Do this. Reproduce every entry below precisely. Pictures are excluded from the copy.

Material to process.
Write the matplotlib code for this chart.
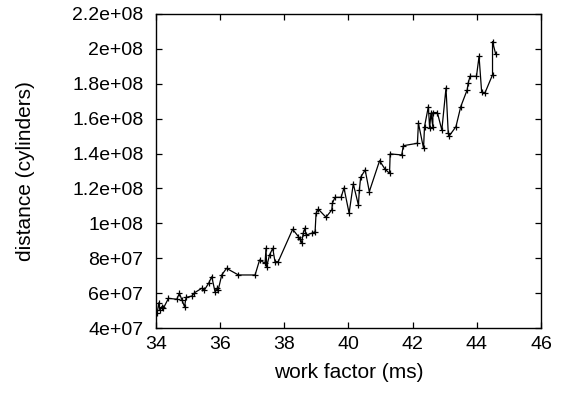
import numpy as np
import matplotlib
matplotlib.use("Agg")
import matplotlib.pyplot as plt

plt.rcParams['font.family'] = ['Liberation Sans', 'DejaVu Sans']

# work factor (ms) vs seek distance (cylinders)
work_factor = [34.04, 34.09, 34.12, 34.18, 34.23, 34.39, 34.65, 34.73, 34.81, 34.89,
               34.94, 35.12, 35.20, 35.43, 35.51, 35.64, 35.74, 35.84, 35.90, 35.94,
               36.05, 36.20, 36.57, 37.09, 37.23, 37.40, 37.43, 37.45, 37.54, 37.64,
               37.71, 37.81, 38.26, 38.44, 38.49, 38.54, 38.59, 38.64, 38.68, 38.85,
               38.96, 38.99, 39.06, 39.30, 39.48, 39.50, 39.58, 39.77, 39.86, 40.02,
               40.15, 40.31, 40.34, 40.38, 40.52, 40.65, 40.97, 41.14, 41.28, 41.30,
               41.66, 41.71, 42.15, 42.18, 42.34, 42.37, 42.49, 42.53, 42.57, 42.63,
               42.63, 42.77, 42.91, 43.04, 43.11, 43.14, 43.35, 43.50, 43.70, 43.73,
               43.79, 43.99, 44.07, 44.15, 44.25, 44.49, 44.49, 44.59]
distance = [4.88, 5.45, 5.03, 5.22, 5.13, 5.70, 5.65, 5.99, 5.61, 5.22,
            5.76, 5.83, 6.02, 6.28, 6.18, 6.56, 6.94, 6.08, 6.28, 6.18,
            7.04, 7.42, 7.04, 7.04, 7.90, 7.71, 8.57, 7.51, 8.19, 8.57,
            7.80, 7.80, 9.66, 9.24, 9.09, 8.86, 9.43, 9.72, 9.33, 9.43,
            9.52, 10.58, 10.81, 10.35, 10.77, 11.15, 11.49, 11.49, 12.03, 10.58,
            12.26, 11.05, 11.91, 12.64, 13.06, 11.82, 13.59, 13.10, 12.87, 13.98,
            13.92, 14.45, 14.59, 15.74, 14.30, 15.54, 16.69, 15.45, 16.31, 15.54,
            16.35, 16.35, 15.35, 17.76, 15.16, 15.01, 15.54, 16.69, 17.65, 18.03,
            18.43, 18.43, 19.57, 17.55, 17.46, 18.51, 20.42, 19.69]
distance = np.array(distance) * 1e7

x_ticks = [34, 36, 38, 40, 42, 44, 46]
y_ticks = [4e7, 6e7, 8e7, 1e8, 1.2e8, 1.4e8, 1.6e8, 1.8e8, 2e8, 2.2e8]
y_tick_labels = ['4e+07', '6e+07', '8e+07', '1e+08', '1.2e+08', '1.4e+08',
                 '1.6e+08', '1.8e+08', '2e+08', '2.2e+08']

fig = plt.figure(figsize=(5.61, 3.95), dpi=100)
ax = fig.add_axes([0.278, 0.1696, 0.6863, 0.795])

ax.plot(work_factor, distance, '-', color='black', lw=0.9,
        marker='+', markersize=5, markeredgewidth=0.9)

ax.set_xlim(34, 46)
ax.set_ylim(4e7, 2.2e8)
ax.set_xticks(x_ticks)
ax.set_xticklabels([str(t) for t in x_ticks])
ax.set_yticks(y_ticks)
ax.set_yticklabels(y_tick_labels)
ax.tick_params(direction='in', top=True, right=True, length=4, width=0.9,
               labelsize=14)
ax.tick_params(axis='y', pad=9)
ax.tick_params(axis='x', pad=6)
for s in ax.spines.values():
    s.set_linewidth(1.0)

ax.set_xlabel('work factor (ms)', fontsize=15, labelpad=7)
ax.set_ylabel('distance (cylinders)', fontsize=15, labelpad=27)

fig.savefig('out.png', dpi=100)
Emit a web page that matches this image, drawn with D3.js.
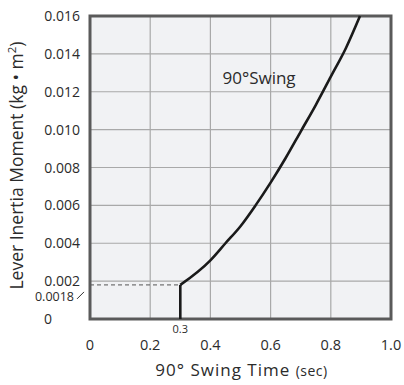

Reply.
Write the matplotlib code for this chart.
import numpy as np
import matplotlib
matplotlib.use("Agg")
import matplotlib.pyplot as plt

plt.rcParams['font.family'] = ['Liberation Sans', 'DejaVu Sans']

# work factor (ms) vs seek distance (cylinders)
work_factor = [34.04, 34.09, 34.12, 34.18, 34.23, 34.39, 34.65, 34.73, 34.81, 34.89,
               34.94, 35.12, 35.20, 35.43, 35.51, 35.64, 35.74, 35.84, 35.90, 35.94,
               36.05, 36.20, 36.57, 37.09, 37.23, 37.40, 37.43, 37.45, 37.54, 37.64,
               37.71, 37.81, 38.26, 38.44, 38.49, 38.54, 38.59, 38.64, 38.68, 38.85,
               38.96, 38.99, 39.06, 39.30, 39.48, 39.50, 39.58, 39.77, 39.86, 40.02,
               40.15, 40.31, 40.34, 40.38, 40.52, 40.65, 40.97, 41.14, 41.28, 41.30,
               41.66, 41.71, 42.15, 42.18, 42.34, 42.37, 42.49, 42.53, 42.57, 42.63,
               42.63, 42.77, 42.91, 43.04, 43.11, 43.14, 43.35, 43.50, 43.70, 43.73,
               43.79, 43.99, 44.07, 44.15, 44.25, 44.49, 44.49, 44.59]
distance = [4.88, 5.45, 5.03, 5.22, 5.13, 5.70, 5.65, 5.99, 5.61, 5.22,
            5.76, 5.83, 6.02, 6.28, 6.18, 6.56, 6.94, 6.08, 6.28, 6.18,
            7.04, 7.42, 7.04, 7.04, 7.90, 7.71, 8.57, 7.51, 8.19, 8.57,
            7.80, 7.80, 9.66, 9.24, 9.09, 8.86, 9.43, 9.72, 9.33, 9.43,
            9.52, 10.58, 10.81, 10.35, 10.77, 11.15, 11.49, 11.49, 12.03, 10.58,
            12.26, 11.05, 11.91, 12.64, 13.06, 11.82, 13.59, 13.10, 12.87, 13.98,
            13.92, 14.45, 14.59, 15.74, 14.30, 15.54, 16.69, 15.45, 16.31, 15.54,
            16.35, 16.35, 15.35, 17.76, 15.16, 15.01, 15.54, 16.69, 17.65, 18.03,
            18.43, 18.43, 19.57, 17.55, 17.46, 18.51, 20.42, 19.69]
distance = np.array(distance) * 1e7

x_ticks = [34, 36, 38, 40, 42, 44, 46]
y_ticks = [4e7, 6e7, 8e7, 1e8, 1.2e8, 1.4e8, 1.6e8, 1.8e8, 2e8, 2.2e8]
y_tick_labels = ['4e+07', '6e+07', '8e+07', '1e+08', '1.2e+08', '1.4e+08',
                 '1.6e+08', '1.8e+08', '2e+08', '2.2e+08']

fig = plt.figure(figsize=(5.61, 3.95), dpi=100)
ax = fig.add_axes([0.278, 0.1696, 0.6863, 0.795])

ax.plot(work_factor, distance, '-', color='black', lw=0.9,
        marker='+', markersize=5, markeredgewidth=0.9)

ax.set_xlim(34, 46)
ax.set_ylim(4e7, 2.2e8)
ax.set_xticks(x_ticks)
ax.set_xticklabels([str(t) for t in x_ticks])
ax.set_yticks(y_ticks)
ax.set_yticklabels(y_tick_labels)
ax.tick_params(direction='in', top=True, right=True, length=4, width=0.9,
               labelsize=14)
ax.tick_params(axis='y', pad=9)
ax.tick_params(axis='x', pad=6)
for s in ax.spines.values():
    s.set_linewidth(1.0)

ax.set_xlabel('work factor (ms)', fontsize=15, labelpad=7)
ax.set_ylabel('distance (cylinders)', fontsize=15, labelpad=27)

fig.savefig('out.png', dpi=100)
Emit a web page that matches this image, drawn with D3.js.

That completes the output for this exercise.